>> Start

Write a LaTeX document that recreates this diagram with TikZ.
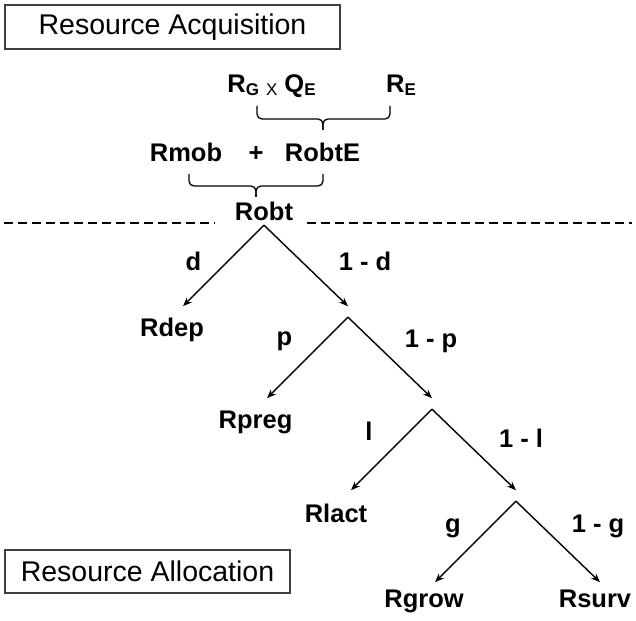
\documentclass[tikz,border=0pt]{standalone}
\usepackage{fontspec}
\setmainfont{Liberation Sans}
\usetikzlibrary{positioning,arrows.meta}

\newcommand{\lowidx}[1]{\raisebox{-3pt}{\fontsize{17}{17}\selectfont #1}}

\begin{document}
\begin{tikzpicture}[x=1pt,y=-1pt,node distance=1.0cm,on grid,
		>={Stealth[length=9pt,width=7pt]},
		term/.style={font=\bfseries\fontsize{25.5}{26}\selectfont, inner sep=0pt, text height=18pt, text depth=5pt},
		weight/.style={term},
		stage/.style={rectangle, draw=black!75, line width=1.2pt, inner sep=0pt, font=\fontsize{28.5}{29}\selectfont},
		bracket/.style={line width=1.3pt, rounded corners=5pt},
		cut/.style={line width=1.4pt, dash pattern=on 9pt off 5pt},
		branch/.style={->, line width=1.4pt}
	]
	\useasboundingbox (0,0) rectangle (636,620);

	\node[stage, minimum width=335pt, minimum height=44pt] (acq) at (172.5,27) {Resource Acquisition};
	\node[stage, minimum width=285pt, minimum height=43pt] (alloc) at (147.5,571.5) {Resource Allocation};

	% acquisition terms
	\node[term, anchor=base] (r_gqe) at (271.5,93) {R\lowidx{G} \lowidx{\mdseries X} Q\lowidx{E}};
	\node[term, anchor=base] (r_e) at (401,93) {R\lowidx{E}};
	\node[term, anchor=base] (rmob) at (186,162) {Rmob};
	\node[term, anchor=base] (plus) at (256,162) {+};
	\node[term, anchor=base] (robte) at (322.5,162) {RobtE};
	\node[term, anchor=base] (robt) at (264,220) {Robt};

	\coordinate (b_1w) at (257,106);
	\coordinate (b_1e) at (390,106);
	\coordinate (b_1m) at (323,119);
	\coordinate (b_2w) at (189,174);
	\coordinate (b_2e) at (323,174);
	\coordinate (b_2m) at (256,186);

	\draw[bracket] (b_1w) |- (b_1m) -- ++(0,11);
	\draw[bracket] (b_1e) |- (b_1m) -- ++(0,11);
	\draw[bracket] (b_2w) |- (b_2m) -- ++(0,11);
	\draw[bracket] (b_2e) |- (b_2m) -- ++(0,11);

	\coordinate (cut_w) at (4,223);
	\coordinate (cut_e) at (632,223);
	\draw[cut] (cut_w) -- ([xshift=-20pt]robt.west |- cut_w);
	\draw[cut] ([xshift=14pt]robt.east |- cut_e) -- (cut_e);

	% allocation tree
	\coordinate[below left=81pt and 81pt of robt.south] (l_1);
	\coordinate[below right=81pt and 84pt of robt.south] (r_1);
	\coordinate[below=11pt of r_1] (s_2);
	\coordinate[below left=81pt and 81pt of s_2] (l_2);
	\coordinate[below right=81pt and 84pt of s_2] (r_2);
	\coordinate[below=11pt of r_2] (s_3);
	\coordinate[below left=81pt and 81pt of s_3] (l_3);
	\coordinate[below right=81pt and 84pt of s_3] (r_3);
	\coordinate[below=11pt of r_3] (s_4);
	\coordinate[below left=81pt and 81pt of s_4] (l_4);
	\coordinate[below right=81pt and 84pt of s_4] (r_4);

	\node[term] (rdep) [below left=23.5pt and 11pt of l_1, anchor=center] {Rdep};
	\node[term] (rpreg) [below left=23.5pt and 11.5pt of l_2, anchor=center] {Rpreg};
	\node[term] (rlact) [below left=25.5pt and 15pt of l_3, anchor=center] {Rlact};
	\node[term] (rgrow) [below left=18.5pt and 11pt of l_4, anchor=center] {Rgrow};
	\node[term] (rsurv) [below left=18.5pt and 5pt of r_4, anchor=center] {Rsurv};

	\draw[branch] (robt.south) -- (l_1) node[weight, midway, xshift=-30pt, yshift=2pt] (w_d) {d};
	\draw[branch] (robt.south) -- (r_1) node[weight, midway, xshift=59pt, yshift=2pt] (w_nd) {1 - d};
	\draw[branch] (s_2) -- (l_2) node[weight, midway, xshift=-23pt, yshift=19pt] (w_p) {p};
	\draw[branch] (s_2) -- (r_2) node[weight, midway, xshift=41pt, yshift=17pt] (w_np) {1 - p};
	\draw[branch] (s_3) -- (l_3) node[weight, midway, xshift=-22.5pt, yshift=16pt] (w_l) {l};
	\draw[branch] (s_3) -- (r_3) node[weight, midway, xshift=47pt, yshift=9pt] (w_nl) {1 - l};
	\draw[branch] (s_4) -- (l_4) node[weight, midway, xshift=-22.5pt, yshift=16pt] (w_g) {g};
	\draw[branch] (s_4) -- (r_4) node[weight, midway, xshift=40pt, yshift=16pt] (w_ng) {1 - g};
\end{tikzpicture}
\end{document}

>> End

* _Exercise aim_: Transcribe the opening line of the listing above, please, and every line after it through the line with "minimum width=285pt, minimum", word for word, without pictures.

* _Answer below_:
Write a LaTeX document that recreates this diagram with TikZ.
\documentclass[tikz,border=0pt]{standalone}
\usepackage{fontspec}
\setmainfont{Liberation Sans}
\usetikzlibrary{positioning,arrows.meta}

\newcommand{\lowidx}[1]{\raisebox{-3pt}{\fontsize{17}{17}\selectfont #1}}

\begin{document}
\begin{tikzpicture}[x=1pt,y=-1pt,node distance=1.0cm,on grid,
		>={Stealth[length=9pt,width=7pt]},
		term/.style={font=\bfseries\fontsize{25.5}{26}\selectfont, inner sep=0pt, text height=18pt, text depth=5pt},
		weight/.style={term},
		stage/.style={rectangle, draw=black!75, line width=1.2pt, inner sep=0pt, font=\fontsize{28.5}{29}\selectfont},
		bracket/.style={line width=1.3pt, rounded corners=5pt},
		cut/.style={line width=1.4pt, dash pattern=on 9pt off 5pt},
		branch/.style={->, line width=1.4pt}
	]
	\useasboundingbox (0,0) rectangle (636,620);

	\node[stage, minimum width=335pt, minimum height=44pt] (acq) at (172.5,27) {Resource Acquisition};
	\node[stage, minimum width=285pt, minimum height=43pt] (alloc) at (147.5,571.5) {Resource Allocation};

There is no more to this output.